I've probably told you I trained as a chef, I got enough women belong in the kitchen, oh look she knows her place, make me a sandwich jokes to last a life time ugh

your brother sounds awesome.

[identity profile] phyllis2779.livejournal.com 2015-02-20 02:51 am (UTC)(link)
Right on. For a lot of folks (of all ages), the 19th century never ended. Or maybe they're stuck in the 1950's. Sigh. What's right for one family, is right for them and not necessarily for anyone else. Everyone should be able to make their own choices as to how they structure their family life (as long as no one gets hurt).

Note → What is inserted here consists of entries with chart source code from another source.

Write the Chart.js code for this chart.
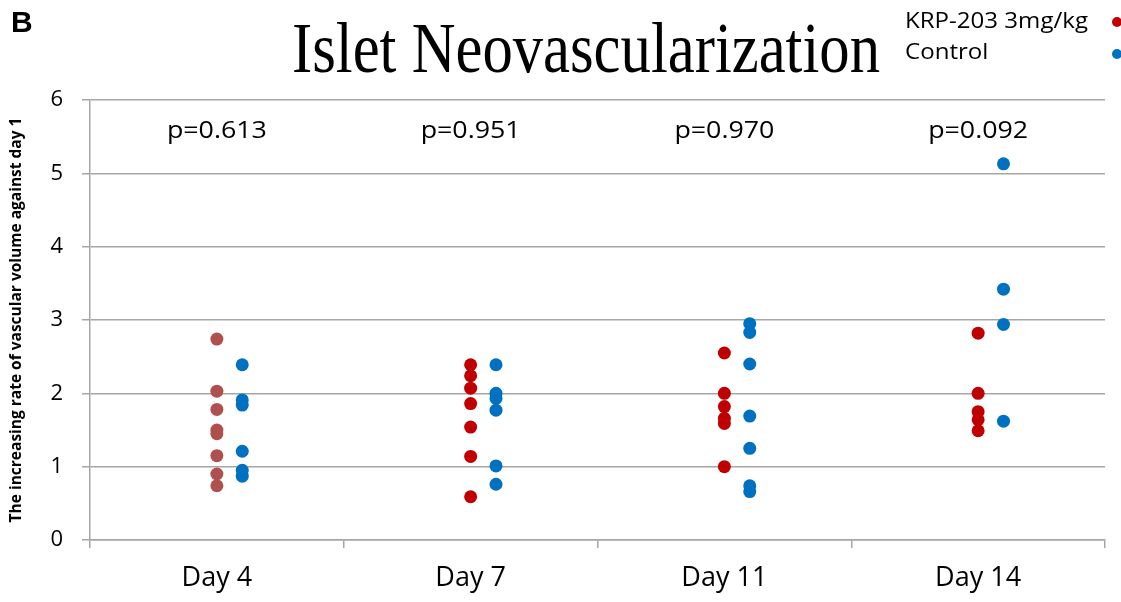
<!DOCTYPE html>
<html><head><meta charset="utf-8">
<script src="https://cdn.jsdelivr.net/npm/chart.js@4"></script>
<style>html,body{margin:0;padding:0;background:#fff;}canvas{display:block;}</style>
</head><body>
<canvas id="c" width="1121" height="602"></canvas>
<script>
const categories = ["Day 4", "Day 7", "Day 11", "Day 14"];
const pValues = ["p=0.613", "p=0.951", "p=0.970", "p=0.092"];
const yTicks = [0, 1, 2, 3, 4, 5, 6];
const krpDay4 = [2.74, 2.03, 1.78, 1.50, 1.45, 1.15, 0.90, 0.74];
const krpDay7 = [2.39, 2.24, 2.07, 1.86, 1.54, 1.14, 0.59];
const krpDay11 = [2.55, 2.00, 1.82, 1.66, 1.59, 1.00];
const krpDay14 = [2.82, 2.00, 1.75, 1.64, 1.49];
const ctlDay4 = [2.39, 1.91, 1.84, 1.21, 0.95, 0.87];
const ctlDay7 = [2.39, 2.00, 1.93, 1.77, 1.01, 0.76];
const ctlDay11 = [2.95, 2.83, 2.40, 1.69, 1.25, 0.74, 0.66];
const ctlDay14 = [5.13, 3.42, 2.94, 1.62];
const seriesNames = ["KRP-203 3mg/kg", "Control"];

const krp = [krpDay4, krpDay7, krpDay11, krpDay14];
const ctl = [ctlDay4, ctlDay7, ctlDay11, ctlDay14];
const RED = "#C00000", RED4 = "#B0504E", BLUE = "#0070C0";
const FONT = '"Open Sans", Lato, sans-serif';

function pts(groups, offset) {
  const out = [];
  groups.forEach((g, i) => g.forEach(v => out.push({x: i + 0.5 + offset, y: v})));
  return out;
}
const krpPts = pts(krp, 0);
const krpColors = [];
krp.forEach((g, i) => g.forEach(() => krpColors.push(i === 0 ? RED4 : RED)));

function fitText(c, text, x, y, width, align) {
  const w = c.measureText(text).width;
  c.save();
  c.translate(x, y);
  c.scale(width / w, 1);
  c.textAlign = align || 'center';
  c.fillText(text, 0, 0);
  c.restore();
}

const overlay = {
  id: 'overlay',
  afterDraw(chart) {
    const c = chart.ctx, xs = chart.scales.x, ys = chart.scales.y;
    c.save();
    c.fillStyle = '#000';
    c.font = 'bold 30px "Liberation Sans", Arial';
    c.textAlign = 'left'; c.textBaseline = 'alphabetic';
    c.fillText('B', 11, 32);
    // Title
    c.font = '71px "Liberation Serif", "Times New Roman", serif';
    fitText(c, 'Islet Neovascularization', 586, 72, 588);
    // p values
    c.font = '24px ' + FONT;
    c.textBaseline = 'middle';
    pValues.forEach((p, i) => fitText(c, p, xs.getPixelForValue(i + 0.5), ys.getPixelForValue(5.57), 100));
    // legend
    c.font = '22px ' + FONT;
    fitText(c, seriesNames[0], 905, 22, 183, 'left');
    const k = 183 / c.measureText(seriesNames[0]).width;
    fitText(c, seriesNames[1], 905, 53, c.measureText(seriesNames[1]).width * k, 'left');
    c.fillStyle = RED; c.beginPath(); c.arc(1117, 22, 5, 0, Math.PI * 2); c.fill();
    c.fillStyle = BLUE; c.beginPath(); c.arc(1117, 54, 5, 0, Math.PI * 2); c.fill();
    c.restore();
  }
};

new Chart(document.getElementById('c'), {
  type: 'scatter',
  data: {
    datasets: [
      {label: seriesNames[0], data: krpPts, backgroundColor: krpColors, borderColor: krpColors, pointRadius: 6.5, pointHoverRadius: 6.5, borderWidth: 0},
      {label: seriesNames[1], data: pts(ctl, 0.1), backgroundColor: BLUE, borderColor: BLUE, pointRadius: 6.5, pointHoverRadius: 6.5, borderWidth: 0}
    ]
  },
  options: {
    responsive: false,
    animation: false,
    events: [],
    layout: {padding: {top: 100, right: 16, left: 0, bottom: 0}},
    plugins: {legend: {display: false}, tooltip: {enabled: false}},
    scales: {
      x: {
        type: 'linear', min: 0, max: 4,
        afterBuildTicks(s) { const t = []; for (let v = 0; v <= 4; v += 0.5) t.push({value: v}); s.ticks = t; },
        afterFit(s) { s.height = 62; },
        ticks: {
          autoSkip: false, maxRotation: 0, padding: 14, color: '#000',
          font: {family: FONT, size: 27},
          callback(v) { const i = v - 0.5; return Number.isInteger(i) ? categories[i] : ''; }
        },
        grid: {
          drawOnChartArea: false, tickLength: 8, lineWidth: 1.5,
          color: '#A6A6A6',
          tickColor: ctx => (ctx.tick && Number.isInteger(ctx.tick.value)) ? '#A6A6A6' : 'rgba(0,0,0,0)'
        },
        border: {color: '#A6A6A6', width: 1.5}
      },
      y: {
        min: 0, max: 6,
        afterBuildTicks(s) { s.ticks = yTicks.map(v => ({value: v})); },
        afterFit(s) { s.width = 90; },
        ticks: {padding: 19, color: '#000', font: {family: FONT, size: 22}},
        grid: {color: '#A6A6A6', lineWidth: 1.5, tickLength: 8},
        border: {color: '#A6A6A6', width: 1.5},
        title: {
          display: true, text: 'The increasing rate of vascular volume against day 1',
          color: '#000', font: {family: FONT, size: 15.5, weight: 'bold'},
          padding: {top: 7, bottom: 0}
        }
      }
    }
  },
  plugins: [overlay]
});
</script>
</body></html>
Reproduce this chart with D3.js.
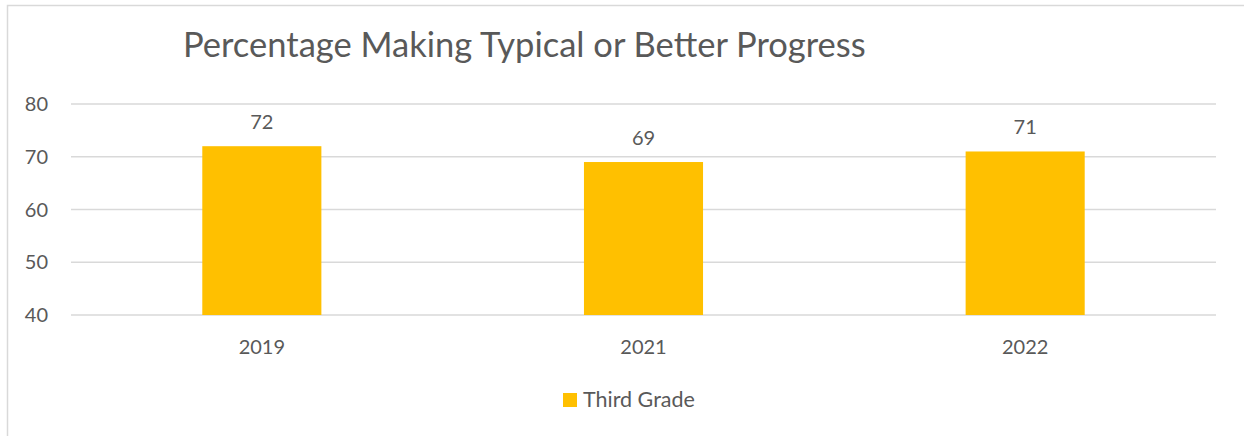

[identity profile] wolfrider89.livejournal.com 2015-02-20 11:03 am (UTC)(link)
Ugh, I'm pissed off too! That is fucked up. :( All the kudos in the world to your brother, he seems like an awesome dude and he shoulde be proud of the work he's doing. Raising kids is like one of the most important things a person can do, imo.
matrixmann: (Default)

[personal profile] matrixmann 2015-02-20 12:52 pm (UTC)(link)
That's really sexist.

[identity profile] matchboximpala.livejournal.com 2015-02-25 05:37 am (UTC)(link)
I am offended for both your brother and SIL. The idea that they think he sits around doing nothing all day is super offensive. Equally offensive is the idea that your SIL has to play the homemaker role even though she is the primary breadwinner. Must be so frustrating for them to hear this crap -- and for you.